A popular New Year’s resolution is to quit drinking alcohol — thanks, holiday season. In fact, Newsweek reported alcohol sales typically drop each January, and tens of thousands of people are signing up for sober-long challenges. But is going dry for the month enough to impact health?

The team at New Scientist decided to put the concept of a Dry January (in October) to the test. Dry January, which has been growing in popularity over the past couple of years, is exactly how it sounds: People abstain from alcohol for a single month. New Scientist teamed up with Rajiv Jalan at the Institute for Liver and Digestive Health at University College London Medical School to investigate. They filled out health-related questionnaires, took ultrasound scans to measure the amount of fat on their liver, and gave blood samples to be used afterward to test levels of metabolic chemicals linked to liver health.

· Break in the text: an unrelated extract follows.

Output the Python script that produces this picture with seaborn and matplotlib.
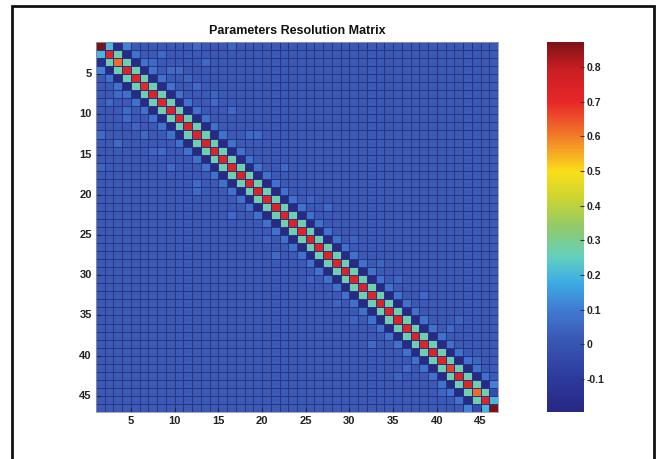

For five weeks, some of the staff — all self-reported “normal drinkers” — drank no alcohol, while four continued drinking as they normally would. Though it was a small-scale experiment, Jalan found significant results. The drinking staff’s liver fat fell on average by 15 percent, and almost 20 percent in some individuals. This is highly significant, Jalan said, “because fat accumulation on the liver is a known prelude to liver damage.” Preventing liver deterioration also prevents scarring called fibrosis, as well as non-reversible scarring called cirrhosis.

Additionally, staff who abstained from alcohol reduced their glucose levels by an average of 16 percent — an effect Kevin Moore, an experiment consultant, doesn’t believe has ever been observed. Dropping levels could mean the staff’s bodies became more sensitive to insulin, which is ultimately a sign of better blood glucose balance. An imbalance in blood glucose, as you know, is a hallmark symptom of type 2 diabetes. Blood cholesterol, sleep, and weight loss efforts also improved over the course of the experiment.

Apart from being dissatisfied with their social life (something a couple of Medical Daily staffers know all too well), the experiment was considered a healthful success.

"What you have is a pretty average group of British people who would not consider themselves heavy drinkers, yet stopping drinking for a month alters liver fat, cholesterol and blood sugar, and helps them lose weight,” Moore said. "If someone had a health product that did all that in one month, they would be raking it in."

What’s interesting is that in looking at Dry January trends, Newsweek found evidence participants don’t have to go dry the entire month. Dr. Kevin Fenton of Public Health England told the magazine, “Even if [they] didn’t successfully complete the 31 days, it generally led to a significant decrease across all the measures of alcohol intake.”

Alcohol is but one of the many factors contributing to poor liver function and disease. But, if you're guilty of not prioritizing your liver health (as many of us are), it seems like a great place to start.